投稿者:SlowBird - この投稿者のレビュー一覧を見る
仙石チームの超能力の具合というか、怪しさ加減にますます磨きがかかってきたのである。仙石は首相から極秘の依頼を受ける。重罪犯を釈放せよという脅迫が司法関係者に届き、拒否した者は次々と謎の死を遂げているのだ。警察、司法、尋常な手段では解決不可能な、思念により人を操り殺す、悪魔の技と言うべきものであった。仙石文蔵たちは緋色のペイントをした女の存在を嗅ぎあてて、これを追いつめるが一足違いで国外脱出を許してしまう。

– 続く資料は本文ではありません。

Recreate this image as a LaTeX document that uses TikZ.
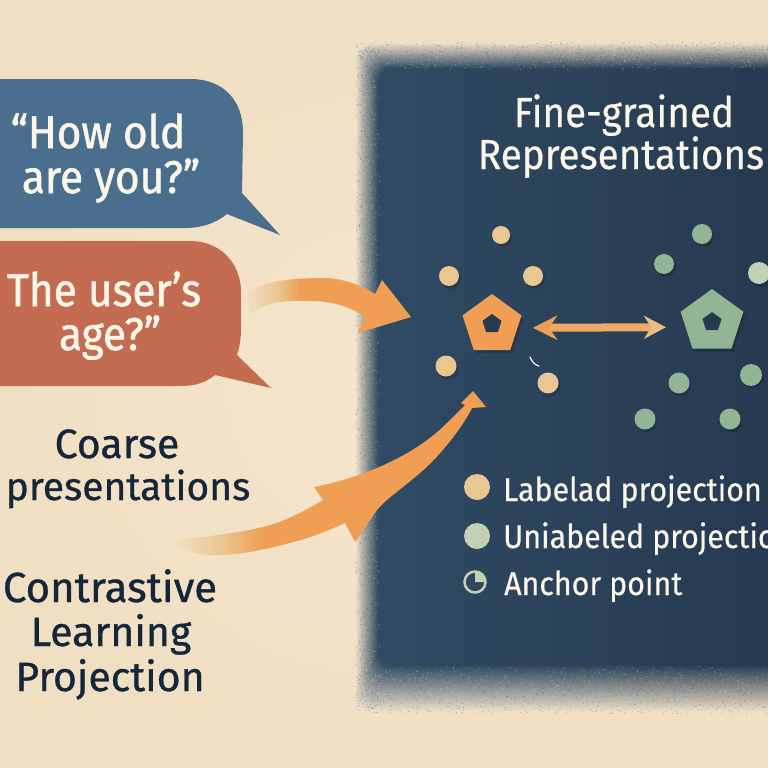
\documentclass[tikz,border=0pt]{standalone}
\usepackage{fontspec}
\setmainfont{Fira Sans}
\newfontfamily\bubblefont{Fira Sans}[FakeStretch=0.92,FakeBold=1.2]
\newfontfamily\inkfont{Fira Sans}[FakeBold=0.8]
\newfontfamily\legendfont{Fira Sans}[FakeStretch=0.92,FakeBold=0.4]
\usetikzlibrary{arrows.meta,shapes.geometric,shadows}

\definecolor{paperc}{HTML}{F4E5CD}
\definecolor{paperd}{HTML}{F1DFC2}
\definecolor{panelc}{HTML}{2F4A63}
\definecolor{paneld}{HTML}{25394F}
\definecolor{bluec}{HTML}{4A6E8E}
\definecolor{redc}{HTML}{C46C52}
\definecolor{creamc}{HTML}{FBF6E8}
\definecolor{inkc}{HTML}{14273A}
\definecolor{orangec}{HTML}{EF9E53}
\definecolor{tanc}{HTML}{E9C793}
\definecolor{greenc}{HTML}{92B595}
\definecolor{palec}{HTML}{C3D0B4}

\newcommand{\fsz}[1]{\fontsize{#1}{#1}\selectfont}
\newcommand{\speck}[3]{\foreach \k in {1,...,#1}{%
  \pgfmathsetmacro{\s}{rnd}\pgfmathsetmacro{\b}{rnd}%
  \fill[#3, fill opacity=.4] #2 circle (.5pt);}}

\pgfdeclarehorizontalshading{tailfadea}{100bp}{color(0bp)=(paperd); color(25bp)=(paperd); color(34bp)=(tanc); color(41bp)=(orangec); color(100bp)=(orangec)}
\pgfdeclarehorizontalshading{tailfadeb}{100bp}{color(0bp)=(paperd); color(26bp)=(paperd); color(33bp)=(tanc); color(40bp)=(orangec); color(100bp)=(orangec)}

\tikzset{
  line/.style={anchor=base, inner sep=0pt},
  bubbleline/.style={line, text=creamc, font=\bubblefont\fsz{46}},
  inkline/.style={line, text=inkc, font=\inkfont\fsz{41}},
  whiteline/.style={line, text=creamc, font=\legendfont\fsz{42}},
  legendline/.style={line, anchor=base west, text=creamc, font=\legendfont\fsz{33}},
  dotshadow/.style={general shadow={shadow xshift=2pt, shadow yshift=-3pt, fill=black, opacity=.16}},
  dot/.style={circle, inner sep=0pt, outer sep=0pt, minimum size=20pt, dotshadow},
  labeled/.style={dot, fill=tanc},
  unlabeled/.style={dot, fill=greenc},
  pent/.style={regular polygon, regular polygon sides=5, inner sep=0pt, outer sep=0pt, dotshadow},
  hole/.style={regular polygon, regular polygon sides=5, inner sep=0pt, outer sep=0pt, minimum size=20pt, fill=paneld},
}

\begin{document}
\begin{tikzpicture}[x=1pt,y=-1pt]
  \useasboundingbox (0,0) rectangle (768,768);
  \clip (0,0) rectangle (768,768);
  \shade[inner color=paperc, outer color=paperd] (0,0) rectangle (768,768);

  % panel with soft edge
  \foreach \i in {1,...,24} {
    \pgfmathsetmacro{\p}{100*\i/24}
    \shade[left color=panelc!\p!paperc, right color=paneld!\p!paperc, rounded corners=14pt]
      (355+.95*\i,42+1.1*\i) rectangle (800,714-2*\i);
  }
  \pgfmathsetseed{7}
  \speck{900}{(356+24*\s,43+670*\b)}{paperc}
  \speck{900}{(356+24*\s,43+670*\b)}{panelc}
  \speck{700}{(356+412*\b,42+28*\s)}{paperc}
  \speck{700}{(356+412*\b,42+28*\s)}{panelc}
  \speck{900}{(356+412*\b,666+48*\s)}{paperc}
  \speck{900}{(356+412*\b,666+48*\s)}{panelc}

  % speech bubbles
  \fill[bluec] (-10,79) -- (190,79) .. controls (225,79) and (243,102) .. (243,132)
    -- (242,193) -- (280,235) -- (227,214) .. controls (215,224) and (200,228) .. (185,228) -- (-10,228) -- cycle;
  \fill[redc] (-10,241) -- (190,241) .. controls (222,241) and (241,265) .. (241,292)
    -- (241,330) .. controls (241,340) and (239,348) .. (237,355)
    -- (271,388) -- (215,375) .. controls (205,383) and (195,386) .. (180,386) -- (-10,386) -- cycle;

  \node[bubbleline] (ask1) at (98,148) {“How old};
  \node[bubbleline] (ask2) at (111,193) {are you?”};
  \node[bubbleline] (age1) at (104,306) {The user’s};
  \node[bubbleline] (age2) at (110,350) {age?”};

  \node[inkline] (coarse1) at (117,458) {Coarse};
  \node[inkline, font=\inkfont\fsz{39}] (coarse2) at (128,500) {presentations};
  \node[inkline, font=\inkfont\fsz{42}] (contrast1) at (110,602) {Contrastive};
  \node[inkline] (contrast2) at (111,646) {Learning};
  \node[inkline] (contrast3) at (110,691) {Projection};

  \node[whiteline] (fine1) at (624,127) {Fine-grained};
  \node[whiteline] (fine2) at (621,169) {Representations};

  % curved arrows
  \coordinate (taila) at (248,293);
  \coordinate (tipa) at (411,317);
  \coordinate (tailb) at (170,540);
  \coordinate (tipb) at (473,391);
  \shade[shading=tailfadea] (taila) .. controls (262,281) and (290,278) .. (327,278)
    .. controls (345,279) and (362,286) .. (375,294) -- (382,280) -- (tipa) -- (358,333) -- (365,317)
    .. controls (350,306) and (330,301) .. (310,301) .. controls (285,300) and (265,302) .. (250,315) -- cycle;
  \shade[shading=tailfadeb] (tailb) .. controls (200,538) and (250,532) .. (277,523)
    .. controls (295,516) and (310,508) .. (323,500) -- (314,487)
    .. controls (340,482) and (360,475) .. (377,468) .. controls (400,458) and (425,445) .. (447,423)
    -- (465,405) -- (461,403) -- (tipb) -- (486,407) -- (472,408)
    .. controls (462,428) and (440,456) .. (420,473) .. controls (400,490) and (385,500) .. (377,510)
    -- (355,542) -- (345,523) .. controls (325,532) and (310,538) .. (293,542)
    .. controls (265,550) and (235,556) .. (210,555) .. controls (190,553) and (178,548) .. (tailb) -- cycle;

  % pentagons
  \node[pent, fill=orangec, minimum size=62pt] (penl) at (492,325) {};
  \node[hole] (holel) at (492,324) {};
  \node[pent, fill=greenc, minimum size=66pt] (penr) at (712,322) {};
  \node[hole] (holer) at (712,322) {};

  \draw[{Stealth[length=24pt,width=24pt,color=orangec]}-{Stealth[length=22pt,width=23pt,color=tanc!70!orangec]},
    line width=8pt, orangec!75!tanc, shorten <=41pt, shorten >=46pt]
    ([yshift=-3pt]penl.center) -- ([yshift=-5pt]penr.center);

  % projections
  \node[labeled, minimum size=18pt] (la) at (501,235) {};
  \node[labeled] (lb) at (449,276) {};
  \node[labeled] (lc) at (533,276) {};
  \node[labeled, minimum size=21pt] (ld) at (446,366) {};
  \node[labeled, minimum size=21pt] (le) at (548,383) {};
  \node[unlabeled] (ua) at (702,234) {};
  \node[unlabeled] (ub) at (664,264) {};
  \node[dot, fill=palec, minimum size=22pt] (uc) at (759,273) {};
  \node[unlabeled, minimum size=22pt] (ud) at (751,375) {};
  \node[unlabeled, minimum size=21pt] (ue) at (679,383) {};
  \node[unlabeled, minimum size=21pt] (uf) at (645,419) {};
  \node[unlabeled, minimum size=21pt] (ug) at (730,419) {};

  % stray mark
  \draw[creamc, line width=1.2pt, line cap=round] (530,357) .. controls (532,362) and (535,365) .. (539,366);

  % legend
  \node[circle, inner sep=0pt, minimum size=26pt, fill=tanc] (keya) at (477,487) {};
  \node[circle, inner sep=0pt, minimum size=26pt, fill=palec] (keyb) at (477,536) {};
  \node[circle, draw=palec, line width=2.5pt, inner sep=0pt, minimum size=21pt] (keyc) at (475,582) {};
  \fill[palec] (keyc.center) -- ++(0,-11) arc[start angle=-90, end angle=0, radius=11] -- cycle;

  \node[legendline] (texta) at (503,501) {Labelad projection};
  \node[legendline] (textb) at (503,548) {Uniabeled projection};
  \node[legendline] (textc) at (504,595) {Anchor point};
\end{tikzpicture}
\end{document}
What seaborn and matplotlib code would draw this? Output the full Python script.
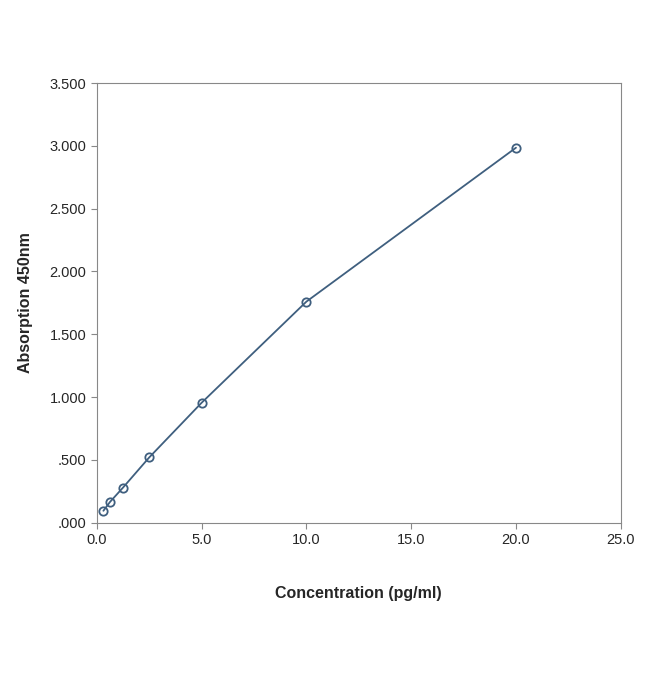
import matplotlib
matplotlib.use("Agg")
import matplotlib.pyplot as plt
import seaborn as sns
import pandas as pd
from matplotlib.ticker import FuncFormatter

conc = [0.3125, 0.625, 1.25, 2.5, 5.0, 10.0, 20.0]
absorb = [0.095, 0.165, 0.28, 0.52, 0.955, 1.76, 2.985]

sns.set_style("white")
plt.rcParams['font.family'] = ['Liberation Sans', 'DejaVu Sans']

df = pd.DataFrame({"c": conc, "a": absorb})
fig = plt.figure(figsize=(6.5, 6.86), dpi=100)
ax = fig.add_axes([0.149, 0.238, 0.806, 0.641])
col = "#3f5f7f"
sns.lineplot(data=df, x="c", y="a", ax=ax, color=col, linewidth=1.3,
             marker="o", markersize=6, markerfacecolor="none",
             markeredgecolor=col, markeredgewidth=1.3)
ax.set_xlim(0, 25)
ax.set_ylim(0, 3.5)
ax.set_xticks([0, 5, 10, 15, 20, 25])
ax.set_yticks([0, 0.5, 1, 1.5, 2, 2.5, 3, 3.5])
ax.xaxis.set_major_formatter(FuncFormatter(lambda v, p: f"{v:.1f}"))
def yf(v, p):
    s = f"{v:.3f}"
    return s[1:] if s.startswith("0") else s
ax.yaxis.set_major_formatter(FuncFormatter(yf))
for s in ax.spines.values():
    s.set_color("#888888")
    s.set_linewidth(0.8)
ax.tick_params(axis="both", which="both", direction="out", length=4,
               color="#888888", labelsize=10.5, bottom=True, left=True)
ax.set_xlabel("Concentration (pg/ml)", fontsize=11.5, fontweight="bold", labelpad=28)
ax.set_ylabel("Absorption 450nm", fontsize=11.5, fontweight="bold", labelpad=12)
fig.savefig("out.png", dpi=100)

犯人は、ポーランド、そしてソ連に出現し、ソ連政府の脅迫に出る。KGBは宿敵である仙石に助けを乞う羽目になる。仙石はかつて能力を受け継いだ(「白い鯱」)、エベンキ族の長老オルガを助け、またソ連政府からの見返りに、北方領土4島と、絶世の美女にしてボリショイのプリマドンナを手に入れる。
悪魔は続いてアメリカの社会崩壊を目論み、仙石達は悪魔の正体を探り、戦いを挑む。挑んだというよりは、日本を皮切りにして挑み続けられていた。そして「悪魔」の狙いは、抑圧された民族、国家、人々を解放することにあったことも、徐々に明らかになってくる。さらに「悪魔」の超能力の起源が地球外にあったという衝撃の事実も。
その悪魔と仙石たちが戦ったのは、ことの成り行きというもので、報酬を受け取り、また挑まれたので戦ったのだということになる。そこに大国による世界支配体制を擁護する意図も無かったのだが、結果的に体制を支持する側に回ってしまった。それが必ずしも悪いこととも言えないのだろうが、いずれ世界秩序の対敵となる者はその性質を帯びる可能性は高く、仙石たちは再びそのジレンマに直面する可能性に怯えることになるだろう。これまでシベリアで、アマゾンで、CIAやKGBに滅ぼされようとする民族の側に立っていたのが、今回は悪魔達の力の強大さのためにか、まっしぐらに決戦に向かってしまうのだ。
戦いは時空を超えて、仙石文蔵の超能力と、十樹吾一、天星清八、関根十郎の格闘技、精神力の総合力にかかる。だが戦うことそのものの是非が彼らに重くのしかかる。世界の守護者、自由と享楽の信奉者であり続けることができるのか、そのための試練が襲いかかったのではなかったろうか。